Rethink your employee referral program if it’s not working. Are you doing things right? And if you do not have an employee referral program, now is the time to build one. Use it as a part of your diverse recruitment approach.
Read this blog to learn hacks companies have been using to get the most out of their employee referral programs.
1. Advertise your employee referral program
After addressing an overall lack of promotion, Dell increased its global referral hires by 50 to 125 %(SHRM). Without advertising, you will fail to reach out to many of your current employees who could recommend qualified candidates. Companies are actively addressing this issue, planning ways to promote their employee referral program and thus involve their workforce in their team-building effort.

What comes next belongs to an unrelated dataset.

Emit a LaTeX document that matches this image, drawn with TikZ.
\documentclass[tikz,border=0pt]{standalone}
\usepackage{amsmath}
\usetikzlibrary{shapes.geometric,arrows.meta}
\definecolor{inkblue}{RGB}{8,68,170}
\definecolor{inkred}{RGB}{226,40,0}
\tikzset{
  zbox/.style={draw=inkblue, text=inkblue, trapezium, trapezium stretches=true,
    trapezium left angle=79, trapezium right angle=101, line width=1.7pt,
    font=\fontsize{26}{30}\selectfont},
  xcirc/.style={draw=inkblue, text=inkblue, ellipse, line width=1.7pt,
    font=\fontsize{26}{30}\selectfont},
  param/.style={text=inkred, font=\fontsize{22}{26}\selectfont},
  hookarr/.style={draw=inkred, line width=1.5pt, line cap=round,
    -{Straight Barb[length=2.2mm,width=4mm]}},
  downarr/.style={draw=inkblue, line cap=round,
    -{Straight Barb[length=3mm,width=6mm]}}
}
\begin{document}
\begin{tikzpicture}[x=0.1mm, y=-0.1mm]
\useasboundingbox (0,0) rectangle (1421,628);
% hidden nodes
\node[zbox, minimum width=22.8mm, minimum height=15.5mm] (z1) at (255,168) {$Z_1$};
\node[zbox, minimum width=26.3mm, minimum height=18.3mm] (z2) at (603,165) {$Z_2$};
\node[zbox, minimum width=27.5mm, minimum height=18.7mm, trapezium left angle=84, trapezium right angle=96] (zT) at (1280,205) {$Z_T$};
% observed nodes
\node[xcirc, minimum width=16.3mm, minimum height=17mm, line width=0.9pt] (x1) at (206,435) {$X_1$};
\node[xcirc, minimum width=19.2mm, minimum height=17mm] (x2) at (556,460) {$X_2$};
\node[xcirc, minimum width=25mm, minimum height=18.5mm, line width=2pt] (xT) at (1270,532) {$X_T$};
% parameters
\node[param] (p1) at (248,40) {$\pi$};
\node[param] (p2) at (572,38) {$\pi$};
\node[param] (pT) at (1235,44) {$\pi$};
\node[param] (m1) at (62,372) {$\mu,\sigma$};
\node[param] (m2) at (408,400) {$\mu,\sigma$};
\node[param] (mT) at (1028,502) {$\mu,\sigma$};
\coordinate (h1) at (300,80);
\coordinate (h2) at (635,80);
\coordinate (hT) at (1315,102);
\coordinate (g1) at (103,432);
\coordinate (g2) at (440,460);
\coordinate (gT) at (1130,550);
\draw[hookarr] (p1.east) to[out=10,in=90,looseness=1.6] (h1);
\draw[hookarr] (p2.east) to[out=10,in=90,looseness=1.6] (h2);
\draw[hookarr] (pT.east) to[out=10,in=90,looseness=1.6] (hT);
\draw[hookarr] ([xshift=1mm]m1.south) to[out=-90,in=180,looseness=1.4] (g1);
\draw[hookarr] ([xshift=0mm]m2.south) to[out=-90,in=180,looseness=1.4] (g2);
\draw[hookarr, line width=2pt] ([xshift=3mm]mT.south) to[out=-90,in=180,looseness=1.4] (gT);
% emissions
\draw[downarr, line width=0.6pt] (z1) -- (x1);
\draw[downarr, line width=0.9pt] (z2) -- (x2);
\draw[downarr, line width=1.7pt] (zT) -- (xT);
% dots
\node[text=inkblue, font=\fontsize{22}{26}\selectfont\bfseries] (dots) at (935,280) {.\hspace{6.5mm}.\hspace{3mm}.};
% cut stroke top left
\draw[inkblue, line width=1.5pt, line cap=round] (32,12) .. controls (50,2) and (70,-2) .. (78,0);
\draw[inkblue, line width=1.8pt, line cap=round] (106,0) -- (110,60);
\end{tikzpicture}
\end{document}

Send emails asking your employees to refer their friends. Include links to job descriptions explaining what you are looking for in a candidate. Conduct sessions to discuss the importance of employee referrals and how they benefit the company and its people.

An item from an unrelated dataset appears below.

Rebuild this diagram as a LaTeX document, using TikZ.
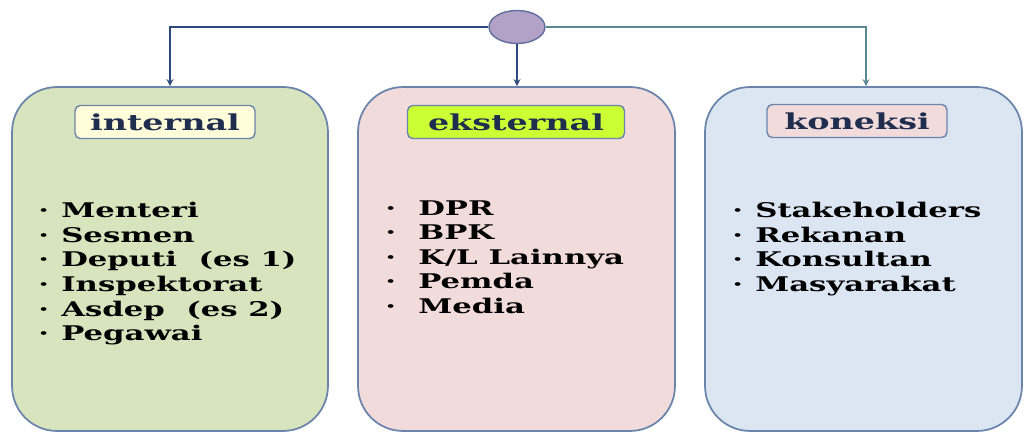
\documentclass[tikz,border=0pt]{standalone}
\usepackage{fontspec}
\setmainfont{DejaVu Serif}[FakeStretch=1.52]
\usepackage{tikz}
\usetikzlibrary{arrows,shapes,positioning,calc}
\usepackage{xcolor}
\definecolor{intfill}{HTML}{D7E4BD}
\definecolor{eksfill}{HTML}{F2DCDB}
\definecolor{konfill}{HTML}{DCE6F2}
\definecolor{boxline}{HTML}{6A84AC}
\definecolor{hubfill}{HTML}{B3A2C7}
\definecolor{hubline}{HTML}{5F6E9E}
\definecolor{navy}{HTML}{2E4A7D}
\definecolor{teal}{HTML}{5C8A94}
\definecolor{labtext}{HTML}{1F2D4F}
\definecolor{limefill}{HTML}{CCFF33}
\newcommand{\entry}[2]{\makebox[#1][l]{·}#2}

\begin{document}
\begin{tikzpicture}[x=0.02cm, y=-0.02cm]
    \useasboundingbox (0, 0) rectangle (1025, 433);

    % Groups
    \node[rectangle, rounded corners=0.9cm, draw=boxline, line width=1pt, fill=intfill, minimum width=6.32cm, minimum height=6.88cm] (int) at (170, 259) {};
    \node[rectangle, rounded corners=0.9cm, draw=boxline, line width=1pt, fill=eksfill, minimum width=6.34cm, minimum height=6.88cm] (eks) at (516.5, 259) {};
    \node[rectangle, rounded corners=0.9cm, draw=boxline, line width=1pt, fill=konfill, minimum width=6.34cm, minimum height=6.88cm] (kon) at (863.5, 259) {};

    % Hub
    \node[ellipse, draw=hubline, line width=0.8pt, fill=hubfill, minimum width=1.12cm, minimum height=0.66cm] (hub) at (517, 27) {};

    \draw[navy, line width=0.8pt, -stealth] (hub.west) -| (int.north -| 170, 0);
    \draw[navy, line width=0.8pt, -stealth] (hub.south) -- (eks.north -| hub.south);
    \draw[teal, line width=0.8pt, -stealth] (hub.east) -| (kon.north -| 866, 0);

    % Titles
    \node[rectangle, rounded corners=3pt, draw=boxline, line width=0.8pt, fill=yellow!15, minimum width=3.6cm, minimum height=0.66cm, text=labtext, font=\bfseries\fontsize{12.5}{14}\selectfont] (intlab) at (165, 122) {internal};
    \node[rectangle, rounded corners=3pt, draw=boxline, line width=0.8pt, fill=limefill, minimum width=4.34cm, minimum height=0.66cm, text=labtext, font=\bfseries\fontsize{12.5}{14}\selectfont] (ekslab) at (516, 122) {eksternal};
    \node[rectangle, rounded corners=3pt, draw=boxline, line width=0.8pt, fill=eksfill, minimum width=3.6cm, minimum height=0.66cm, text=labtext, font=\bfseries\fontsize{12.5}{14}\selectfont] (konlab) at (857, 121) {koneksi};

    % Members
    \node[anchor=north west, inner sep=0pt, align=left, font=\bfseries\fontsize{11.5}{14}\selectfont] (intlist) at (38, 202) {\entry{0.46cm}{Menteri}\\\entry{0.46cm}{Sesmen}\\\entry{0.46cm}{Deputi~~(es~1)}\\\entry{0.46cm}{Inspektorat}\\\entry{0.46cm}{Asdep~~(es~2)}\\\entry{0.46cm}{Pegawai}};
    \node[anchor=north west, inner sep=0pt, align=left, font=\bfseries\fontsize{11.5}{14}\selectfont] (ekslist) at (385, 200) {\entry{0.66cm}{DPR}\\\entry{0.66cm}{BPK}\\\entry{0.66cm}{K/L~Lainnya}\\\entry{0.66cm}{Pemda}\\\entry{0.66cm}{Media}};
    \node[anchor=north west, inner sep=0pt, align=left, font=\bfseries\fontsize{11.5}{14}\selectfont] (konlist) at (732, 202) {\entry{0.46cm}{Stakeholders}\\\entry{0.46cm}{Rekanan}\\\entry{0.46cm}{Konsultan}\\\entry{0.46cm}{Masyarakat}};
\end{tikzpicture}
\end{document}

2. Acknowledge good referrers
Employees refer to people they know and who meet the minimum requirements of the role. Hence, most of the referred candidates get hired. To consistently source candidates through employee referral, it is important to acknowledge referrers.
Make sure your employees know you appreciate their referral efforts. Appreciate top performers, reward them with cash bonuses, and publicly recognise their efforts. Make it a part of your employee referral program to keep them motivated.
3. Motivate your current employees to refer
Having a reward policy alone is not enough to get significant referrals. Alongside promoting referral programs, figure out ways to motivate your employees to take action. Identify motivation behind referrals. Accordingly, improvise your referral program.
Usually, people refer to their friends when they want to help them or their company. Figure out ways to cultivate such emotions and supercharge them through regular sessions.
4. Offer non-monetary incentives
Companies make mistakes when they don’t pair experiential incentives with referral bonuses. For example, Google doubled bonuses for employee referrals from $2,000 to $4,000, but it didn’t work.
Offer a mix of referral bonuses and experience as incentives. Offer non-monetary incentives like trips and gift vouchers.
5. Track candidate sourcing through employee referral
If you do not track the performance of employee referral programs, you will never know what is working and what you must improve.
Set a quantifying goal to measure the success of your referral program. Analyse after every 6 months or annually to check if candidates through employee referral have increased. This way you will keep track of how much of your new initiatives and extra efforts worked. Now-a-days, recruiters use applicant tracking systems to track performance, from sourcing to screening to interviewing and selection. Consider using PyjamaHR ATS to track and analyse candidate sourced through sourcing channels to figure out improvements.
Employee referral is the best way to involve your current workforce in the team-building efforts. They already know the job and your work culture. They can communicate the same to their friends in the best way possible. A mix of effective motivation sessions, monetary and non-monetary incentives help organisations turn their referral program into a great one.